Agency Report –
Berlin – German conservative leader Friedrich Merz on Wednesday defended his controversial migration reforms after stinging criticism from Chancellor Olaf Scholz, ahead of votes on two motions that could pass with the support of the far-right Alternative for Germany (AfD).
“It is possible that the AfD will enable the majority for a necessary law here in the German Bundestag [lower house of parliament] for the first time on Friday,” said Merz.
“A right decision does not become wrong because the wrong people agree with it.
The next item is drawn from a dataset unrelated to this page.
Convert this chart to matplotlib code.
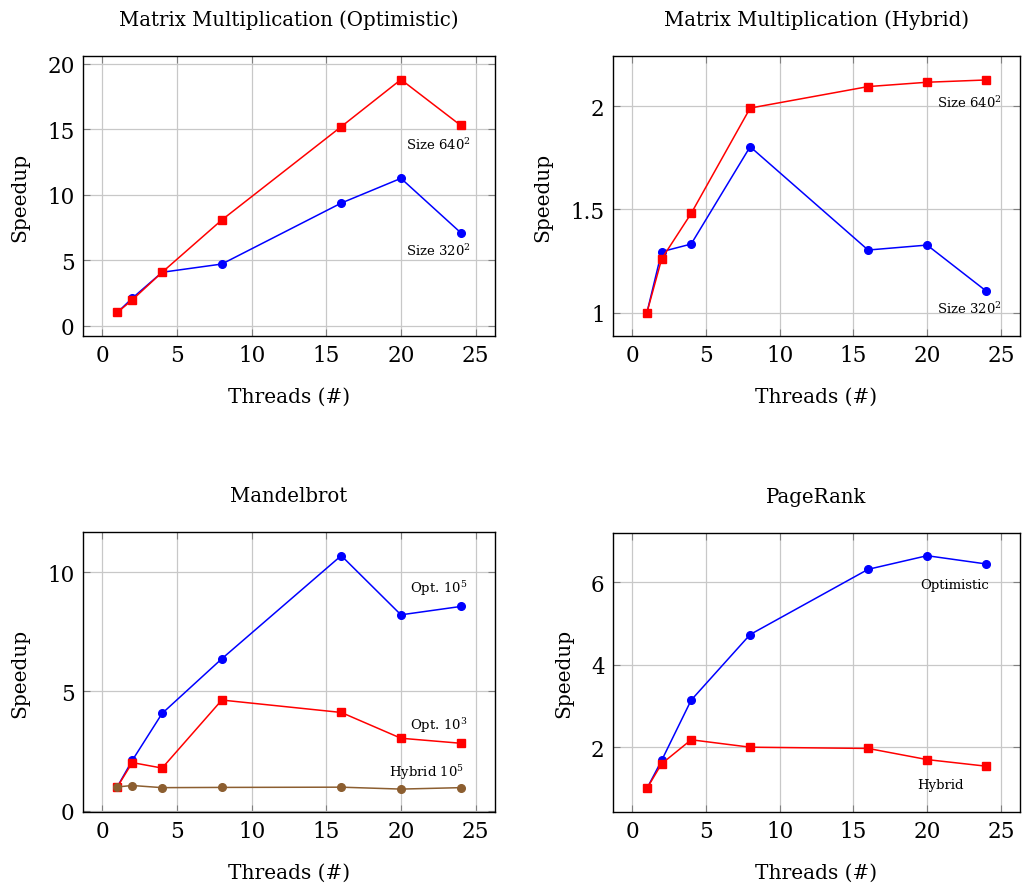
import matplotlib
matplotlib.use('Agg')
import matplotlib.pyplot as plt
from matplotlib.ticker import FuncFormatter

plt.rcParams['font.family'] = ['DejaVu Serif']
plt.rcParams['mathtext.fontset'] = 'dejavuserif'

threads = [1, 2, 4, 8, 16, 20, 24]

# Matrix multiplication (optimistic)
mm_opt_640 = [1.0, 1.96, 4.07, 8.07, 15.2, 18.8, 15.3]
mm_opt_320 = [1.0, 2.09, 4.07, 4.7, 9.36, 11.25, 7.1]

# Matrix multiplication (hybrid)
mm_hyb_640 = [1.0, 1.26, 1.48, 1.99, 2.094, 2.115, 2.126]
mm_hyb_320 = [1.0, 1.295, 1.332, 1.803, 1.303, 1.327, 1.105]

# Mandelbrot
mb_opt_1e5 = [1.01, 2.11, 4.08, 6.37, 10.69, 8.21, 8.56]
mb_opt_1e3 = [1.0, 2.02, 1.79, 4.64, 4.12, 3.04, 2.83]
mb_hyb_1e5 = [1.0, 1.06, 0.97, 0.98, 0.99, 0.91, 0.97]

# PageRank
pr_opt = [1.0, 1.68, 3.14, 4.73, 6.31, 6.64, 6.44]
pr_hyb = [1.0, 1.6, 2.18, 2.0, 1.97, 1.7, 1.54]

BLUE = '#0000ff'
RED = '#ff0000'
BROWN = '#8c5e30'

fig = plt.figure(figsize=(10.22, 8.87), dpi=100)
W, H = 1022, 887


def make_ax(l, r, t, b):
    return fig.add_axes([l / W, 1 - b / H, (r - l) / W, (b - t) / H])


def style(ax, title, ylim, yticks):
    ax.set_xlim(-1.3, 26.3)
    ax.set_ylim(*ylim)
    ax.set_xticks([0, 5, 10, 15, 20, 25])
    ax.set_yticks(yticks)
    ax.yaxis.set_major_formatter(FuncFormatter(lambda v, p: '{:g}'.format(v)))
    ax.grid(True, color='#c8c8c8', lw=0.9)
    ax.set_axisbelow(True)
    ax.tick_params(direction='in', length=5, width=0.8, color='#808080',
                   top=True, right=True, labelsize=15.5, pad=6)
    for s in ax.spines.values():
        s.set_linewidth(1.0)
    ax.set_title(title, fontsize=14.2, pad=22)
    ax.set_xlabel('Threads (#)', fontsize=14.5, labelpad=15)
    ax.set_ylabel('Speedup', fontsize=14.5, labelpad=13)


def line(ax, y, color, marker):
    ms = 5.5 if marker == 'o' else 6
    ax.plot(threads, y, color=color, lw=1.1, marker=marker, ms=ms,
            mfc=color, mec=color, zorder=3)


def note(ax, x, y, s):
    ax.text(x, y, s, fontsize=9.5, ha='center', va='center', zorder=4)


ax1 = make_ax(83, 495, 57, 337)
style(ax1, 'Matrix Multiplication (Optimistic)', (-0.8, 20.6), [0, 5, 10, 15, 20])
line(ax1, mm_opt_320, BLUE, 'o')
line(ax1, mm_opt_640, RED, 's')
note(ax1, 22.5, 13.9, 'Size 640$^2$')
note(ax1, 22.5, 5.8, 'Size 320$^2$')

ax2 = make_ax(613, 1020, 57, 337)
style(ax2, 'Matrix Multiplication (Hybrid)', (0.887, 2.242), [1, 1.5, 2])
line(ax2, mm_hyb_320, BLUE, 'o')
line(ax2, mm_hyb_640, RED, 's')
note(ax2, 22.9, 2.02, 'Size 640$^2$')
note(ax2, 22.9, 1.02, 'Size 320$^2$')

ax3 = make_ax(83, 495, 533, 813)
style(ax3, 'Mandelbrot', (-0.05, 11.68), [0, 5, 10])
line(ax3, mb_opt_1e5, BLUE, 'o')
line(ax3, mb_opt_1e3, RED, 's')
line(ax3, mb_hyb_1e5, BROWN, 'o')
note(ax3, 22.5, 9.37, 'Opt. 10$^5$')
note(ax3, 22.5, 3.6, 'Opt. 10$^3$')
note(ax3, 21.7, 1.64, 'Hybrid 10$^5$')

ax4 = make_ax(613, 1020, 534, 813)
style(ax4, 'PageRank', (0.43, 7.19), [2, 4, 6])
line(ax4, pr_opt, BLUE, 'o')
line(ax4, pr_hyb, RED, 's')
note(ax4, 21.9, 5.95, 'Optimistic')
note(ax4, 20.9, 1.1, 'Hybrid')

fig.savefig('out.png', dpi=100)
It remains right,” he added.
Merz’s conservative CDU/CSU bloc has introduced two motions on Wednesday which include turning away all asylum-seekers at Germany’s borders and withdrawing German citizenship from dual nationals convicted of a serious criminal offence.
The measures were set to be voted on one week after a knife attack in the southern city of Aschaffenburg attributed to an Afghan national who had been due to be deported.
Merz – the favourite to become Germany’s next chancellor following elections next month – said democracy is in danger if a political minority “uses radicals as a tool to permanently ignore the will of the majority of the population.”
While Merz has been accused of breaking Germany’s “firewall” against cooperation with the AfD, he again insisted he would not form a coalition with the far-right party.
He also rejected the view that his measures threaten EU law, arguing that the right to asylum must be invoked in the first EU member state that migrants arrive in.